A CV joint, or constant velocity joint, is part of a drive shaft, the shaft that attaches to a car's transmission at one end and the wheel at the other. These joints are designed to be able to bend in any direction while continuing to turn the drive wheels at a constant velocity. They are primarily used in the drive shafts of front wheel drive cars.
Due to bumps and uneven surfaces in the road, a car's wheels tend to move up and down continuously while driving down the road; as a result, drive shafts cannot be made up of a solid shaft. The CV joint's precursor, the universal joint, was used in the drive shafts of rear wheel drive cars because of its ability to bend in any direction. With the advent of front wheel drive cars, however, car manufacturers had a new problem: the joints in the drive shafts needed to account not only for the up-and-down motions of the wheels, but also for the back-and-forth motions of steering. The CV joint is used in front wheel drive cars because of its ability to maintain a constant drive force to the wheels despite the many different kinds of movements in the front end of the car. It is often used in rear wheel drive and four-wheel drive cars, as well.
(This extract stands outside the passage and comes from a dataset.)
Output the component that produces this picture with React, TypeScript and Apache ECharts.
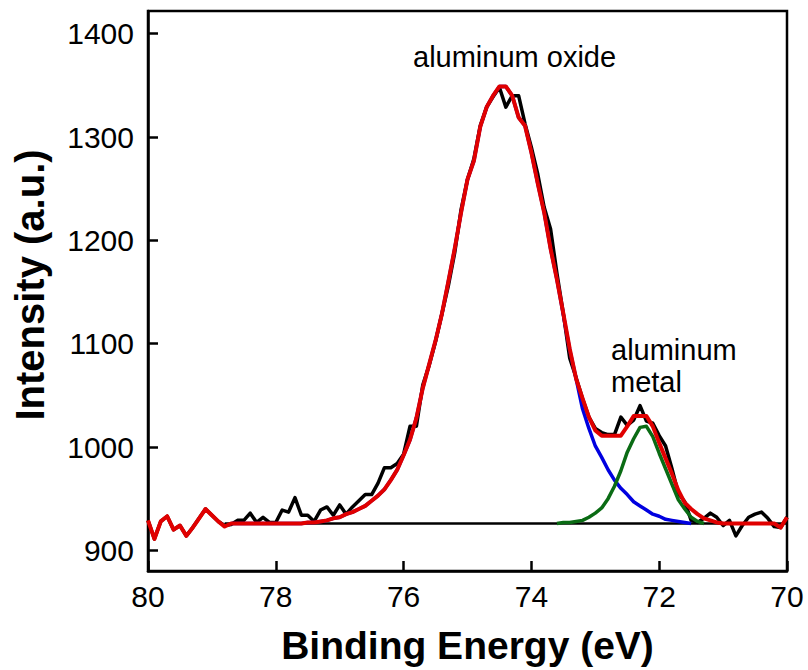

CV joints should be inspected periodically and may require replacement as a car ages. Each one is covered with a bulbous rubber boot that tends to deteriorate over time. When a CV boot cracks or tears open, the CV joint is left exposed to the elements, which will quickly damage the joint. If the CV axles are inspected periodically, torn boots can be replaced as needed, potentially extending the life of the joints; however, if torn boots are left unattended, the joint or the entire axle may soon need to be replaced.